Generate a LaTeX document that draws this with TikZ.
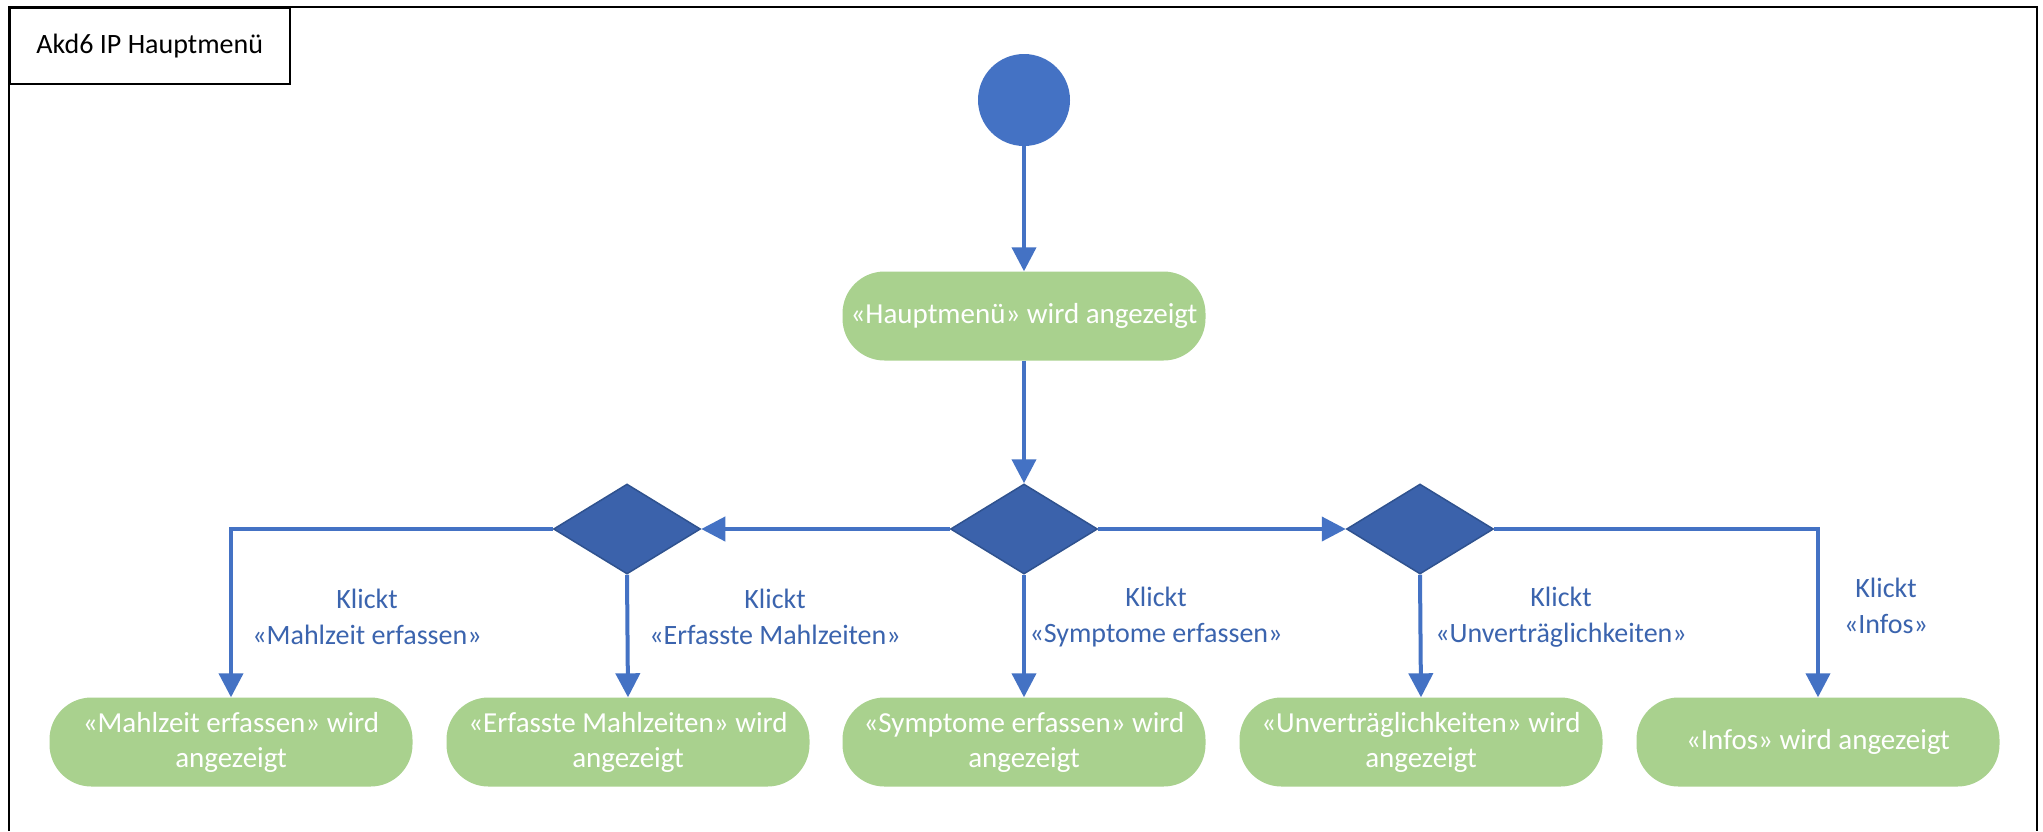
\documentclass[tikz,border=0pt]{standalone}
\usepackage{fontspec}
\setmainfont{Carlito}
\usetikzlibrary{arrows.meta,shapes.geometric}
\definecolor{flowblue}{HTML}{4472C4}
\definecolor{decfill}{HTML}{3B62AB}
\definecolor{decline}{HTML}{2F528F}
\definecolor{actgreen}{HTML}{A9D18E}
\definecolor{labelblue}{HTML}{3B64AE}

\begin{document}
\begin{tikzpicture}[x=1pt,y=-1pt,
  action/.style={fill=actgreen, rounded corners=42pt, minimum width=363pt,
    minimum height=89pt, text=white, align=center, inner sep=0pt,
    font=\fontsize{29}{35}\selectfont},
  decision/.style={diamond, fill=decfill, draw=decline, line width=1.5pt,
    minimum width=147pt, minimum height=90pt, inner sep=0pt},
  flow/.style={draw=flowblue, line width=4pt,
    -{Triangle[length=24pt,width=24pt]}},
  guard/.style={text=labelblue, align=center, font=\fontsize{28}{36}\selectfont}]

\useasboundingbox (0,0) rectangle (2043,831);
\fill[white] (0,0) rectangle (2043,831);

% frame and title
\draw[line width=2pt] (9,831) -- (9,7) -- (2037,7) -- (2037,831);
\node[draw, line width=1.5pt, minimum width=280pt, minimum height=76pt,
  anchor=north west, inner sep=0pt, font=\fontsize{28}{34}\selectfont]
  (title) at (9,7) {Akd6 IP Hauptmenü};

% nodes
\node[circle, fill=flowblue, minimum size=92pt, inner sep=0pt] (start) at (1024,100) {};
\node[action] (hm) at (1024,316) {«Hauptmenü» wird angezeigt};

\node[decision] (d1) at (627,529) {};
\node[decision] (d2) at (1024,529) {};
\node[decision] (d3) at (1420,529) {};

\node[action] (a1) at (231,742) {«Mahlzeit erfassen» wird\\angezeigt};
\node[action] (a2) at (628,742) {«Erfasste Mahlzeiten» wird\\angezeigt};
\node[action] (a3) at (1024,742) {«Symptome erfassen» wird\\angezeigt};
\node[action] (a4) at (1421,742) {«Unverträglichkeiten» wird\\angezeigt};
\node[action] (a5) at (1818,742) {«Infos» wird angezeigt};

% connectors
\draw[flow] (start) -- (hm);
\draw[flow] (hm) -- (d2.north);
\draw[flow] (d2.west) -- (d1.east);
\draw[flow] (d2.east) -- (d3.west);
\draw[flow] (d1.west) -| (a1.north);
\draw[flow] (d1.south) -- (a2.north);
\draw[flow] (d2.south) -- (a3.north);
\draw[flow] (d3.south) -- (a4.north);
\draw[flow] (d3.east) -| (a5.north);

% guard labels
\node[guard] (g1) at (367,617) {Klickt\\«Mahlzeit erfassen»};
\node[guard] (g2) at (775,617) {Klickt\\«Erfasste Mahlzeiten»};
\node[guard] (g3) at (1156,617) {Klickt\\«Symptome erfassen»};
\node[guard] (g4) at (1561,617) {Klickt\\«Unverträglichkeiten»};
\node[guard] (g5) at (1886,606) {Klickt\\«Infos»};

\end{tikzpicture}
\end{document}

____

-- DO THIS --
Return the material line for line, from its beginning to the line that contains "(a5) at (1818,742)", with the pictures left out.

-- THE COMPLETED TASK --
Generate a LaTeX document that draws this with TikZ.
\documentclass[tikz,border=0pt]{standalone}
\usepackage{fontspec}
\setmainfont{Carlito}
\usetikzlibrary{arrows.meta,shapes.geometric}
\definecolor{flowblue}{HTML}{4472C4}
\definecolor{decfill}{HTML}{3B62AB}
\definecolor{decline}{HTML}{2F528F}
\definecolor{actgreen}{HTML}{A9D18E}
\definecolor{labelblue}{HTML}{3B64AE}

\begin{document}
\begin{tikzpicture}[x=1pt,y=-1pt,
  action/.style={fill=actgreen, rounded corners=42pt, minimum width=363pt,
    minimum height=89pt, text=white, align=center, inner sep=0pt,
    font=\fontsize{29}{35}\selectfont},
  decision/.style={diamond, fill=decfill, draw=decline, line width=1.5pt,
    minimum width=147pt, minimum height=90pt, inner sep=0pt},
  flow/.style={draw=flowblue, line width=4pt,
    -{Triangle[length=24pt,width=24pt]}},
  guard/.style={text=labelblue, align=center, font=\fontsize{28}{36}\selectfont}]

\useasboundingbox (0,0) rectangle (2043,831);
\fill[white] (0,0) rectangle (2043,831);

% frame and title
\draw[line width=2pt] (9,831) -- (9,7) -- (2037,7) -- (2037,831);
\node[draw, line width=1.5pt, minimum width=280pt, minimum height=76pt,
  anchor=north west, inner sep=0pt, font=\fontsize{28}{34}\selectfont]
  (title) at (9,7) {Akd6 IP Hauptmenü};

% nodes
\node[circle, fill=flowblue, minimum size=92pt, inner sep=0pt] (start) at (1024,100) {};
\node[action] (hm) at (1024,316) {«Hauptmenü» wird angezeigt};

\node[decision] (d1) at (627,529) {};
\node[decision] (d2) at (1024,529) {};
\node[decision] (d3) at (1420,529) {};

\node[action] (a1) at (231,742) {«Mahlzeit erfassen» wird\\angezeigt};
\node[action] (a2) at (628,742) {«Erfasste Mahlzeiten» wird\\angezeigt};
\node[action] (a3) at (1024,742) {«Symptome erfassen» wird\\angezeigt};
\node[action] (a4) at (1421,742) {«Unverträglichkeiten» wird\\angezeigt};
\node[action] (a5) at (1818,742) {«Infos» wird angezeigt};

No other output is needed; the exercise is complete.